OnePlus hasn't introduced waterproofing here, either, something which is a real boon in technology generally. So, don't drop it in the bath. And, be warned, this phone can feel slippy in the hand.

Something else that's absent is wireless charging. Now, scores of phones have had this capability and until recently it's gone largely unused. But the truth is that wireless charging pads are an unsung hero of the tech world, providing a genuine improvement in convenience that, once used, is hard to give up on.

Wireless charging is especially good at disguising limited battery life because the simplicity of putting it on a pad feels much less of a commitment than digging out the right cable and plugging it in.

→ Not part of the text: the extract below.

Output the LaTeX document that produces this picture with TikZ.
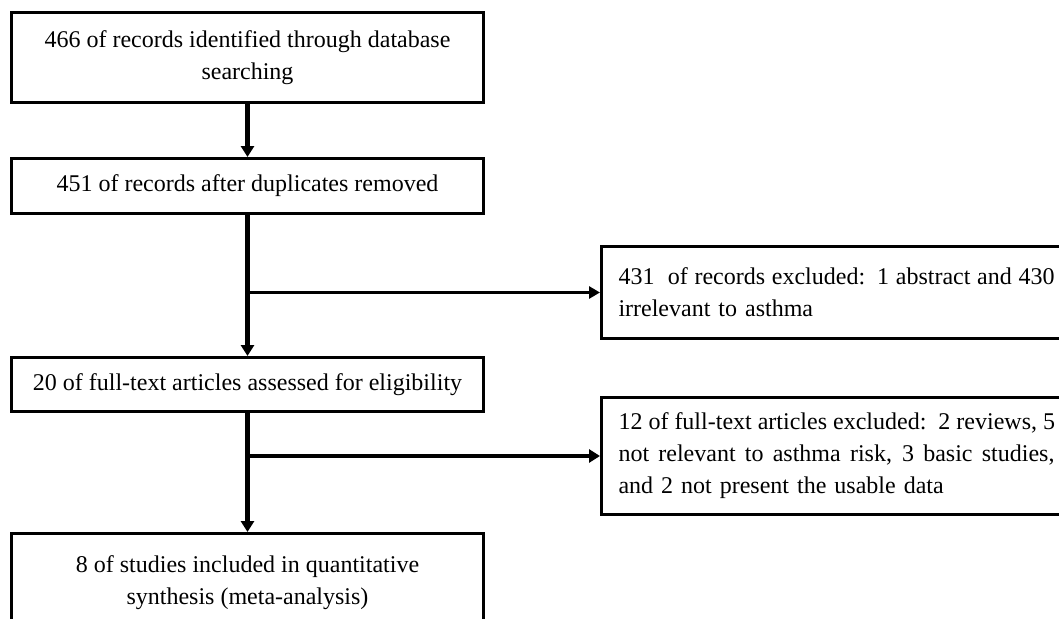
\documentclass[tikz,border=0pt]{standalone}
\usepackage{fontspec}
\setmainfont{Liberation Serif}
\usetikzlibrary{arrows.meta}
\newcommand{\spreadline}[1]{\leavevmode\hbox to 436pt{\spaceskip=.25em plus 1fil\relax #1}}
\begin{document}
\begin{tikzpicture}[x=1pt,y=-1pt,
  box/.style={draw, line width=3pt, inner sep=0pt, anchor=north west,
    font=\fontsize{24}{32}\selectfont},
  lbox/.style={box, align=center, minimum width=472pt},
  rbox/.style={box, align=left, text width=440pt, inner xsep=17pt},
  conn/.style={line width=4.5pt, -{Triangle[length=11pt,width=13pt]}},
  thinconn/.style={line width=3pt, -{Triangle[length=11pt,width=12pt]}}]
\useasboundingbox (0,0) rectangle (1059,618);
\clip (0,0) rectangle (1059,618);
\node[lbox, minimum height=90pt] (b1) at (10,11)
  {466 of records identified through database\\searching};
\node[lbox, minimum height=55pt] (b2) at (10,157)
  {451 of records after duplicates removed};
\node[lbox, minimum height=54pt] (b3) at (10,356)
  {20 of full-text articles assessed for eligibility};
\node[lbox, minimum height=98pt] (b5) at (10,532)
  {8 of studies included in quantitative\\synthesis (meta-analysis)};
\node[rbox, minimum height=92pt] (b4) at (600,245)
  {\spreadline{431\ \ of records excluded: 1 abstract and 430}\\irrelevant to asthma};
\node[rbox, minimum height=117pt] (b6) at (600,396)
  {\spreadline{12 of full-text articles excluded: 2 reviews, 5}\\
   \spreadline{not relevant to asthma risk, 3 basic studies,}\\
   and 2 not present the usable data};
\draw[conn] (b1.south) -- (b2.north);
\draw[conn] (b2.south) -- (b3.north);
\draw[thinconn] (b4.west -| b2.south) -- (b4.west);
\draw[conn] (b3.south) -- (b5.north);
\draw[conn] (b6.west -| b3.south) -- (b6.west);
\end{tikzpicture}
\end{document}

So, although the company hasn't ruled wireless charging out for future phones, it's a shame it's not here now. Especially as the rear of the phone is glass, not metal.

Still, OnePlus prides itself on charging the battery fast, and that's definitely the case with the OnePlus 6T, which quickly goes from empty to enough to get through a day in around half an hour. That's part of the argument against wireless charging, of course, that it's not as fast.

Battery life is strong with a full charge leaving you with a third of a battery by the end of the day, often more. As mentioned, this battery is bigger than on the OnePlus 6.

Performance is good, too, thanks to the fast Qualcomm Snapdragon 845 chip and plenty of RAM to keep everything speeding along. It has the latest version of Android on board, Android Pie 9.0. OnePlus uses its own Oxygen OS set-up which is accessible and attractive.

The camera is a crucial element on every smartphone now and I found the OnePlus 6T camera to be a moderate improvement on the last model. The hardware is the same, but algorithms and software have been enhanced to better photograph faces, text, food and night scenes, OnePlus says.

The front camera is high-resolution, 16MP, and has similarly had a software uptick to make selfies sharper.

(Getty Images (Getty Images)

The rear camera hardware is good - a pair of sensors with 16MP and 20MP resolution respectively - but sometimes I found the images were low on detail in places. Low light was less of a problem than on many phones but I didn't feel the camera quite on the level of the best in the market, such as the Huawei Mate 20 Pro and iPhone XS. Then again, those phones cost a lot more.

Which is a part of the story for OnePlus. Although the latest phone is not as super-cheap as its handsets were when it first arrived on the scene, the price ticket here, £499, is impressive. Especially since the storage on board is 128GB, where many rivals have 64GB as standard, still.

Camera apart, there's not much you miss out on with this phone (well, wireless charging and a headphone jack but they aren't dealbreakers) and there are some elements, such as the in-screen fingerprint sensor, which hardly any other phones can match. Add to that the strong performance, great battery life and fast recharge, and the OnePlus 6T is a deeply appealing choice.